- From: Jim Ley <jim@jibbering.com>
- Date: Thu, 4 Nov 2004 15:38:49 -0000
- To: www-svg@w3.org
"Bjoern Hoehrmann" <derhoermi@gmx.net> wrote in message news:419b3308.867276527@smtp.bjoern.hoehrmann.de... > * Cameron McCormack wrote: >>But it is possible. Your XSLT could generate a bunch of script to adapt >>to potential font changes. With sXBL this would be better, since the >>script is contained in an sXBL definition, and your XSLT only has to >>output sXBL component instantiation elements. > > You could also use script alone, I wrote a simple charting component > that generates bar charts from SVG documents with lots of > > <item><key>foo</key><value>100</value></item> > ... > > data that adapts to font sizes, etc. which can be specified e.g. using a > style element in the SVG document.
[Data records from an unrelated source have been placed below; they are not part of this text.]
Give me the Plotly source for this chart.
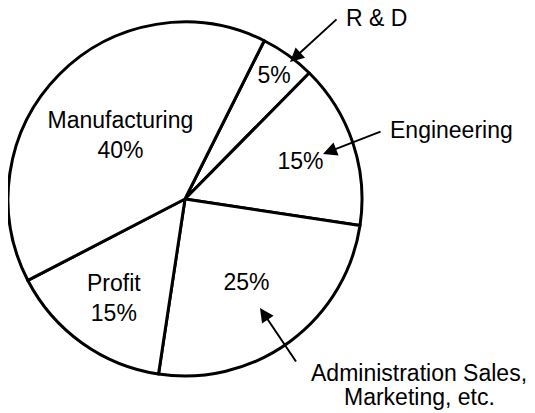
import plotly.graph_objects as go

# slices, clockwise from the R & D wedge
labels = ['R & D', 'Engineering', 'Administration Sales, Marketing, etc.', 'Profit', 'Manufacturing']
values = [5, 15, 25, 15, 40]
inside_names = ['', '', '', 'Profit', 'Manufacturing']

# page body has an 8px margin, so the figure is drawn 8px in from the window corner
OFF = 8
W, H = 535 - OFF, 413 - OFF
FONT = dict(family='Liberation Sans, Arial, sans-serif', size=23, color='black')

def px(x, y):
    # window pixel -> paper coords
    return (x - OFF) / W, 1 - (y - OFF) / H

texts = [(n + '<br>' if n else '') + f'{v}%' for n, v in zip(inside_names, values)]

# pie circle in window pixels
cx, cy, r = 185, 199, 177
x0, y0 = px(cx - r, cy + r)
x1, y1 = px(cx + r, cy - r)

fig = go.Figure(go.Pie(
    labels=labels, values=values, text=texts,
    textinfo='text', textposition='inside', insidetextorientation='horizontal',
    sort=False, direction='clockwise', rotation=26.6,
    marker=dict(colors=['white'] * len(values), line=dict(color='black', width=3)),
    insidetextfont=FONT,
    domain=dict(x=[max(x0, 0), x1], y=[y0, y1]),
    showlegend=False, hoverinfo='label+percent',
))

# outside callouts: (text lines, tip x, tip y, tail x, tail y, text x, first line y, anchor)
callouts = [
    (['R & D'], 290, 62, 338, 18, 344, 18, 'left'),
    (['Engineering'], 323, 154, 382, 131, 388, 130, 'left'),
    (['Administration Sales,', 'Marketing, etc.'], 260, 308, 297, 363, 419, 373, 'center'),
]
LINE_GAP = 24
for lines, tx, ty, sx, sy, lx, ly, anchor in callouts:
    ax0, ay0 = px(tx, ty)
    fig.add_annotation(x=ax0, y=ay0, xref='paper', yref='paper', text='',
                       showarrow=True, arrowhead=2, arrowsize=1.4, arrowwidth=2,
                       arrowcolor='black', ax=sx - tx, ay=sy - ty, standoff=0)
    for i, line in enumerate(lines):
        lx0, ly0 = px(lx, ly + i * LINE_GAP)
        fig.add_annotation(x=lx0, y=ly0, xref='paper', yref='paper', text=line,
                           showarrow=False, xanchor=anchor, yanchor='middle',
                           font=FONT)

fig.update_layout(width=W, height=H, margin=dict(l=0, r=0, t=0, b=0),
                  paper_bgcolor='white', plot_bgcolor='white')

fig.write_html('out.html')
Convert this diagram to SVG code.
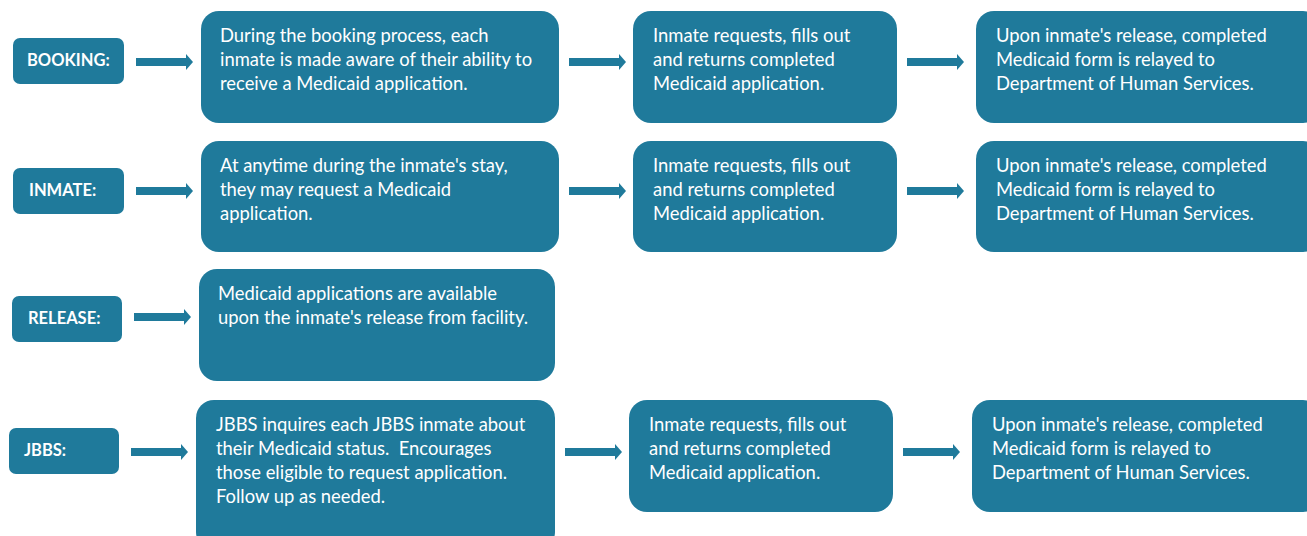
<svg xmlns="http://www.w3.org/2000/svg" width="1307" height="536" viewBox="0 0 1307 536">
<defs>
<style>
.box{fill:#1f7a9b;}
.lbl{fill:#fff;font-family:Lato,"Open Sans",sans-serif;font-weight:bold;font-size:16.5px;}
.t{fill:#fff;font-family:Lato,"Open Sans",sans-serif;font-size:18.4px;white-space:pre;}
.arr{fill:#1f7a9b;}
</style>
<path id="arrow" d="M0,-4 H50 V-8 L57,0 L50,8 V4 H0 Z"/>
</defs>
<rect width="1307" height="536" fill="#fff"/>
<g id="connectors" class="arr">
<use href="#arrow" x="136" y="62"/>
<use href="#arrow" x="569" y="62"/>
<use href="#arrow" x="907" y="62"/>
<use href="#arrow" x="136" y="191"/>
<use href="#arrow" x="569" y="191"/>
<use href="#arrow" x="907" y="191"/>
<use href="#arrow" x="134" y="317"/>
<use href="#arrow" x="131" y="452"/>
<use href="#arrow" x="565" y="452"/>
<use href="#arrow" x="903" y="452"/>
</g>
<g id="booking"><rect class="box" x="13" y="38" width="111" height="46" rx="7"/><text class="lbl" x="27" y="66">BOOKING:</text></g>
<g id="booking-1"><rect class="box" x="201" y="11" width="358" height="112" rx="18"/><text class="t" x="220" y="42">During the booking process, each</text><text class="t" x="220" y="66">inmate is made aware of their ability to</text><text class="t" x="220" y="90">receive a Medicaid application.</text></g>
<g id="booking-2"><rect class="box" x="633" y="11" width="264" height="112" rx="18"/><text class="t" x="653" y="42">Inmate requests, fills out</text><text class="t" x="653" y="66">and returns completed</text><text class="t" x="653" y="90">Medicaid application.</text></g>
<g id="booking-3"><rect class="box" x="976" y="11" width="345" height="112" rx="18"/><text class="t" x="996" y="42">Upon inmate's release, completed</text><text class="t" x="996" y="66">Medicaid form is relayed to</text><text class="t" x="996" y="90">Department of Human Services.</text></g>

<g id="inmate"><rect class="box" x="13" y="168" width="111" height="46" rx="7"/><text class="lbl" x="29" y="196">INMATE:</text></g>
<g id="inmate-1"><rect class="box" x="201" y="141" width="358" height="111" rx="18"/><text class="t" x="220" y="172">At anytime during the inmate's stay,</text><text class="t" x="220" y="196">they may request a Medicaid</text><text class="t" x="220" y="220">application.</text></g>
<g id="inmate-2"><rect class="box" x="633" y="141" width="264" height="111" rx="18"/><text class="t" x="653" y="172">Inmate requests, fills out</text><text class="t" x="653" y="196">and returns completed</text><text class="t" x="653" y="220">Medicaid application.</text></g>
<g id="inmate-3"><rect class="box" x="976" y="141" width="345" height="111" rx="18"/><text class="t" x="996" y="172">Upon inmate's release, completed</text><text class="t" x="996" y="196">Medicaid form is relayed to</text><text class="t" x="996" y="220">Department of Human Services.</text></g>

<g id="release"><rect class="box" x="12" y="296" width="110" height="46" rx="7"/><text class="lbl" x="28" y="324">RELEASE:</text></g>
<g id="release-1"><rect class="box" x="199" y="269" width="356" height="112" rx="18"/><text class="t" x="218" y="300">Medicaid applications are available</text><text class="t" x="218" y="324">upon the inmate's release from facility.</text></g>

<g id="jbbs"><rect class="box" x="9" y="428" width="110" height="46" rx="7"/><text class="lbl" x="24" y="456">JBBS:</text></g>
<g id="jbbs-1"><rect class="box" x="196" y="400" width="359" height="150" rx="18"/><text class="t" x="216" y="431">JBBS inquires each JBBS inmate about</text><text class="t" x="216" y="455">their Medicaid status.  Encourages</text><text class="t" x="216" y="479">those eligible to request application.</text><text class="t" x="216" y="503">Follow up as needed.</text></g>
<g id="jbbs-2"><rect class="box" x="629" y="400" width="264" height="112" rx="18"/><text class="t" x="649" y="431">Inmate requests, fills out</text><text class="t" x="649" y="455">and returns completed</text><text class="t" x="649" y="479">Medicaid application.</text></g>
<g id="jbbs-3"><rect class="box" x="972" y="400" width="349" height="112" rx="18"/><text class="t" x="992" y="431">Upon inmate's release, completed</text><text class="t" x="992" y="455">Medicaid form is relayed to</text><text class="t" x="992" y="479">Department of Human Services.</text></g>
</svg>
But this sucks quite a lot... And I've done similar things with RDF (everything from people in FOAF, to a whole variety of travel data and geographic data) SVG works well with the underlying RDF model, XHTML doesn't currenlty, and even in XHTML 2.0, it's pretty odd. I think one of the differences here is that some people thing the semantics of HTML whilst not perfect contain some of the things people want to say. Whereas others have pretty much given up on the semanticness of HTML as not doing enough to really add the value we want. Jim.